___ RECORDS FOR THE EXERCISE ___

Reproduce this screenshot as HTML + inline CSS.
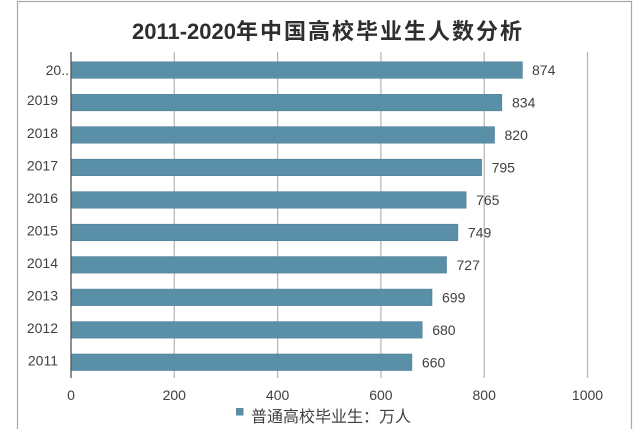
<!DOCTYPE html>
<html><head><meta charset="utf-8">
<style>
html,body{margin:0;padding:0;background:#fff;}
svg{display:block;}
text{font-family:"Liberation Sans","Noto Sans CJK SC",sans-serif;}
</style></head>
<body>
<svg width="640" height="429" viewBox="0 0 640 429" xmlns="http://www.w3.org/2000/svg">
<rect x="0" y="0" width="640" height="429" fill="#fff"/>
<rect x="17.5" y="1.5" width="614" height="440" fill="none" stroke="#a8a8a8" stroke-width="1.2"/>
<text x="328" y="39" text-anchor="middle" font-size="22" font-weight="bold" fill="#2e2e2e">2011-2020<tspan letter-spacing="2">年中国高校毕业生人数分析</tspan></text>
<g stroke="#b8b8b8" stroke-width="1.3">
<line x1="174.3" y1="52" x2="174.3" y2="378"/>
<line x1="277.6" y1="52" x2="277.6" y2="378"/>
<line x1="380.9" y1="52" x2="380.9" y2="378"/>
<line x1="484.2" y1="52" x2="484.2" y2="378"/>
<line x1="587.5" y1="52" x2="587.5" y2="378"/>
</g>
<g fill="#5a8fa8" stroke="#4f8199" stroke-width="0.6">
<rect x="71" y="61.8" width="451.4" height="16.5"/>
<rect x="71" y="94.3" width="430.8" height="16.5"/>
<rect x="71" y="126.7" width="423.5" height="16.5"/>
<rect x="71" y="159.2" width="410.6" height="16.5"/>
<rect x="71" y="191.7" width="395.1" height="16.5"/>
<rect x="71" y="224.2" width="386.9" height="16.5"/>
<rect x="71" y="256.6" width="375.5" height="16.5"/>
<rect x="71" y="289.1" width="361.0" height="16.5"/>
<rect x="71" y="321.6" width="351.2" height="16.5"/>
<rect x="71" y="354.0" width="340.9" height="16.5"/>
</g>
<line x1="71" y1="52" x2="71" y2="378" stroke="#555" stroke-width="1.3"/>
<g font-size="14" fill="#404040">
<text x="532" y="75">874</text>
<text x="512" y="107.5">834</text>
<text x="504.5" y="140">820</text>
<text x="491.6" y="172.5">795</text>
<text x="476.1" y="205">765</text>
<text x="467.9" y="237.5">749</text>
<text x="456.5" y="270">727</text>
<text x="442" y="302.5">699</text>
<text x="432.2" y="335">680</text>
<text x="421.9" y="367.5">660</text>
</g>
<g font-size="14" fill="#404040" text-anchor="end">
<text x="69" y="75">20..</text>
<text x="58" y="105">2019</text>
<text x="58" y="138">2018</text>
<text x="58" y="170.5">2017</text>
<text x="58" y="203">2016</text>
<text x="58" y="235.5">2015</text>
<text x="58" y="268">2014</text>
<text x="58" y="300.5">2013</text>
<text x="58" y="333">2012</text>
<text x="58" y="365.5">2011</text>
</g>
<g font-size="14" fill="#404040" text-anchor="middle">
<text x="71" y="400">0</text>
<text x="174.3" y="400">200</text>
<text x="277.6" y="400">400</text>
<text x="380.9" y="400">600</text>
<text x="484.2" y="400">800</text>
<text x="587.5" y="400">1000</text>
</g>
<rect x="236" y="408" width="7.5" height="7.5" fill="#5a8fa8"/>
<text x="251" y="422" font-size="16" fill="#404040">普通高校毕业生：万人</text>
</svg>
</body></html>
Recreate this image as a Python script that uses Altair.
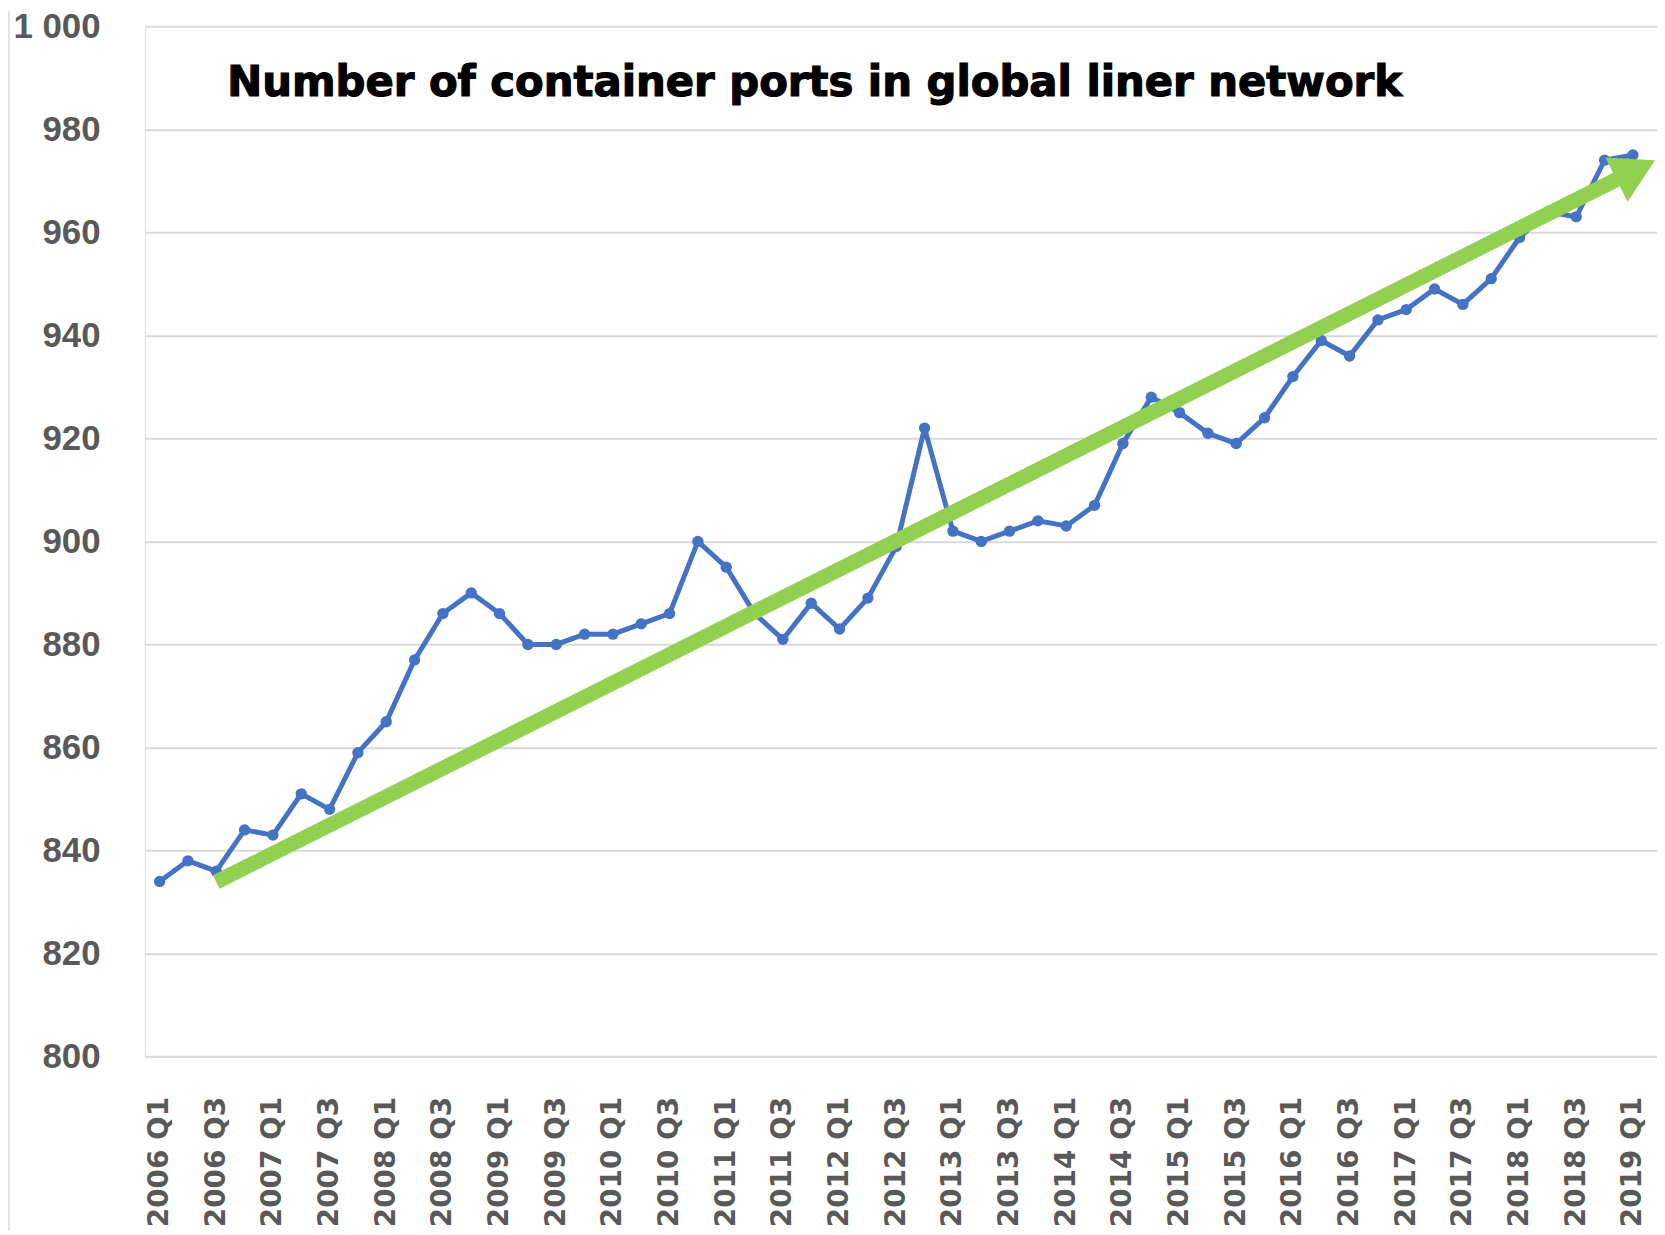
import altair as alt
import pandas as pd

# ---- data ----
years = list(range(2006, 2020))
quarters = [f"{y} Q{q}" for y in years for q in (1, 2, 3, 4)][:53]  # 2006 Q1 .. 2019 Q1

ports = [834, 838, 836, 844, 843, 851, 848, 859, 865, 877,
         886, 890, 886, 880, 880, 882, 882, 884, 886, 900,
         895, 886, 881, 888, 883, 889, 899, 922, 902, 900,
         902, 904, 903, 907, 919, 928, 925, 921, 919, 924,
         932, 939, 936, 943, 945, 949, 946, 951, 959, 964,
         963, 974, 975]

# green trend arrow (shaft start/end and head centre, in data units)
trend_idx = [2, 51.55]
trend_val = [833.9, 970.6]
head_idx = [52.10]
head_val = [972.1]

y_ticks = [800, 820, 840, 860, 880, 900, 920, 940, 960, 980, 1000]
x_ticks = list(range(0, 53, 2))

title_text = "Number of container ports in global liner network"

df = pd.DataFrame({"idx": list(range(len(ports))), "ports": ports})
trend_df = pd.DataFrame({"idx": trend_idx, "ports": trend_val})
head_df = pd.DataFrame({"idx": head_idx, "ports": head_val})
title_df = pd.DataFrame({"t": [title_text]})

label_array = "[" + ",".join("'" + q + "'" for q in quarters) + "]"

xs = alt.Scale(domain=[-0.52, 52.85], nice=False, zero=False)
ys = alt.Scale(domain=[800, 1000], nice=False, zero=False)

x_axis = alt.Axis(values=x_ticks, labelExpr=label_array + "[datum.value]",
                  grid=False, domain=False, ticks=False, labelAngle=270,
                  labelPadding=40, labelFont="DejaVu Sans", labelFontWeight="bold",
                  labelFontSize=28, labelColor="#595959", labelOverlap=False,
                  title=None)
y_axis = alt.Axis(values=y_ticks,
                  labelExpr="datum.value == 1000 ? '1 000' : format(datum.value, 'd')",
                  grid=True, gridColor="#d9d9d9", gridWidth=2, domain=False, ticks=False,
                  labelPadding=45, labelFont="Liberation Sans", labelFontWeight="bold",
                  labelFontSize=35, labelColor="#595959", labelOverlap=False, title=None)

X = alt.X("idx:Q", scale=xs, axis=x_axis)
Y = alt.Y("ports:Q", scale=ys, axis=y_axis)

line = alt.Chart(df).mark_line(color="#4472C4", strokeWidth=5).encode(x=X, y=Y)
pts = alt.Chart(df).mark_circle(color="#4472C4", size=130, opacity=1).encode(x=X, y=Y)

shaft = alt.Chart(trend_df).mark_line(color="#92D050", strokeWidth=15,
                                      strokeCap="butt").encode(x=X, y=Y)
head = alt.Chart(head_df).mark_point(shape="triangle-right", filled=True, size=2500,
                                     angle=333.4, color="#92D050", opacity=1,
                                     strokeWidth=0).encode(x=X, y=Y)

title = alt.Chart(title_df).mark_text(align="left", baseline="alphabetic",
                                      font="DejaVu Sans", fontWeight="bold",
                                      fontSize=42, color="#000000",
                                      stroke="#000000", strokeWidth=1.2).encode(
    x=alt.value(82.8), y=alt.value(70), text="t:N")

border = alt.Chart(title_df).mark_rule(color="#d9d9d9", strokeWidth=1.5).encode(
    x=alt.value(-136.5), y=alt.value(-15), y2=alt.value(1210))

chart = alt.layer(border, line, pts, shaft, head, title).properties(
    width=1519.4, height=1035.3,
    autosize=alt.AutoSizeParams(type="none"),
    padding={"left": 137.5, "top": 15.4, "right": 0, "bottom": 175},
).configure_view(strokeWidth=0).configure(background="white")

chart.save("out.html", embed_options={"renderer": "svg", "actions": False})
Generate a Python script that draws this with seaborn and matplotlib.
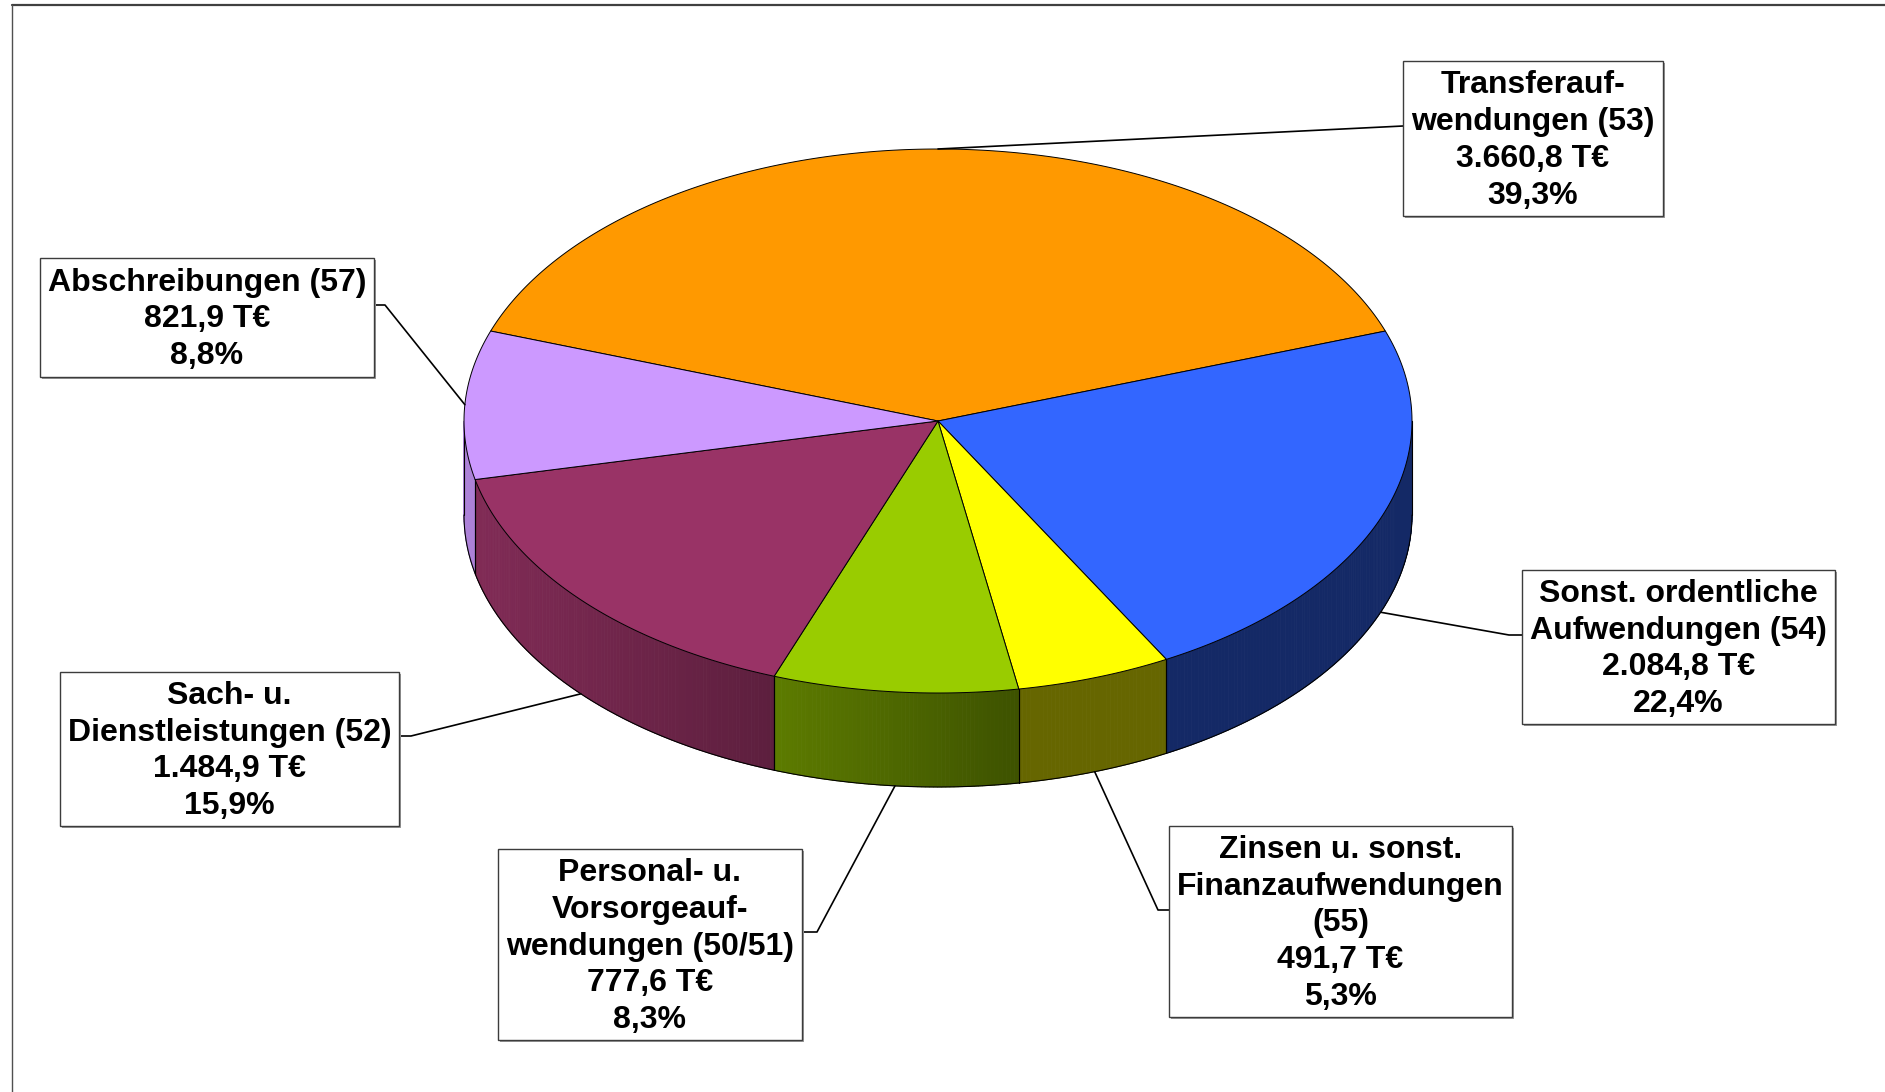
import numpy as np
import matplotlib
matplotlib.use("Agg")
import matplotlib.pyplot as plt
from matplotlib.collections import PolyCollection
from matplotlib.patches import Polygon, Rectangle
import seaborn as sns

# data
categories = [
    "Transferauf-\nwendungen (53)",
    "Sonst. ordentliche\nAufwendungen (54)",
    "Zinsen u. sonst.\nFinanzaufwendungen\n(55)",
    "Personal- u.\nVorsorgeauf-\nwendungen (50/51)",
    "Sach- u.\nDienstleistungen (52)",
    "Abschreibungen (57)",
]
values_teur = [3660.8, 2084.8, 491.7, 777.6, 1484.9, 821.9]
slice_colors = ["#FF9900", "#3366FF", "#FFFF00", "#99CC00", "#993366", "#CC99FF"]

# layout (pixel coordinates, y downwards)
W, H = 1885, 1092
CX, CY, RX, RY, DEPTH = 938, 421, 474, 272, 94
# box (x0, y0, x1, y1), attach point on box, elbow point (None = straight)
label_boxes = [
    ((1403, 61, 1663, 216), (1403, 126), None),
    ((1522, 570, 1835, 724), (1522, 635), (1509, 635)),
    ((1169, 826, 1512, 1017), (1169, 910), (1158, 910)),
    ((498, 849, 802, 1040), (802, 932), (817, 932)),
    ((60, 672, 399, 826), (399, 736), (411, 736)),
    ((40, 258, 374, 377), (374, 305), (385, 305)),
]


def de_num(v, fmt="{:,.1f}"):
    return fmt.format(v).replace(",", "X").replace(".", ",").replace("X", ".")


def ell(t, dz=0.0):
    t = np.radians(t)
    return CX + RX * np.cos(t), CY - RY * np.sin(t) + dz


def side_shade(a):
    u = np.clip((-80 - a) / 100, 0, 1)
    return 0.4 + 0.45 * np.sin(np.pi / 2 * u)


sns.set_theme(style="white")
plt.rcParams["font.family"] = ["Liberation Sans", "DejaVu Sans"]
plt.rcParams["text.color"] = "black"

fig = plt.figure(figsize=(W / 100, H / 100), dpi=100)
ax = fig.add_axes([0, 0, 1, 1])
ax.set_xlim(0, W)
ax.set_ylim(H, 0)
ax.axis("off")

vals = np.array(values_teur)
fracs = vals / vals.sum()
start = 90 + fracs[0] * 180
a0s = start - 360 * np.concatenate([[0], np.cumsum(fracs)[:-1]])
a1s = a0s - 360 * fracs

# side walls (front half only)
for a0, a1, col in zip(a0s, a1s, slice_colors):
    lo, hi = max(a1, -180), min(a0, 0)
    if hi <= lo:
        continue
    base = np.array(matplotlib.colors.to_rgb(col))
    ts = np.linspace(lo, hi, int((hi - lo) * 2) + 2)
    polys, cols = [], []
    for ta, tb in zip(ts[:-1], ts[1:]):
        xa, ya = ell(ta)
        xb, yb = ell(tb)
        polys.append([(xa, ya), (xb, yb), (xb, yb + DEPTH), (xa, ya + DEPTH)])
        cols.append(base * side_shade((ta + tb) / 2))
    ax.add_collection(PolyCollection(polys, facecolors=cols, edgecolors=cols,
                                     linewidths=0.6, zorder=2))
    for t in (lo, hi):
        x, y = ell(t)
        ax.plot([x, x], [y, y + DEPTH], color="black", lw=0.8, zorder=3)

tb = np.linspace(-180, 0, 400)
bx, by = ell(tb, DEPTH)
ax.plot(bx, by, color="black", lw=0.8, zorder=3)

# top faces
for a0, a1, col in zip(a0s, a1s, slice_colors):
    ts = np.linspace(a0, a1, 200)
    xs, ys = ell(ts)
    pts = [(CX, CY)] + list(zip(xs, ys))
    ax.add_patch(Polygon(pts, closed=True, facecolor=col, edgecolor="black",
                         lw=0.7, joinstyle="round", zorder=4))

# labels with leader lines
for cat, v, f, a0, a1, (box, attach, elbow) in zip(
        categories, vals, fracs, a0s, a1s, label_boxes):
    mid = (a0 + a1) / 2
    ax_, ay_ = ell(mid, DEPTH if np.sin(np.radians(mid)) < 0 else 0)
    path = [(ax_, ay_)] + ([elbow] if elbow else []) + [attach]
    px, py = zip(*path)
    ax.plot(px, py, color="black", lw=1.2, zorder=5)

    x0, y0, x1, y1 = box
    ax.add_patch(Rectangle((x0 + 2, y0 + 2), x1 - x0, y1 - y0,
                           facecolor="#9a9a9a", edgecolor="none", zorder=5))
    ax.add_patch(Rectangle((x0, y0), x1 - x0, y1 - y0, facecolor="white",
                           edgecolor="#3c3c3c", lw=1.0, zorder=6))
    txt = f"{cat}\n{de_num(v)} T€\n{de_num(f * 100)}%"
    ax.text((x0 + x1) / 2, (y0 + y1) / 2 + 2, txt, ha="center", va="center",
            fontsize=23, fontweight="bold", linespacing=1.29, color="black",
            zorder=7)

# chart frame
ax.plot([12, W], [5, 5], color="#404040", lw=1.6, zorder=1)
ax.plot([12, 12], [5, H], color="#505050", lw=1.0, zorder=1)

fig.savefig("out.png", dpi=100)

___

_REQUIREMENTS_.
Print everything from the line with "Recreate this image" down to the line with "Q1 .. 2019 Q1", both included, exactly as written and without the pictures.

_EXPECTED OUTPUT_.
Recreate this image as a Python script that uses Altair.
import altair as alt
import pandas as pd

# ---- data ----
years = list(range(2006, 2020))
quarters = [f"{y} Q{q}" for y in years for q in (1, 2, 3, 4)][:53]  # 2006 Q1 .. 2019 Q1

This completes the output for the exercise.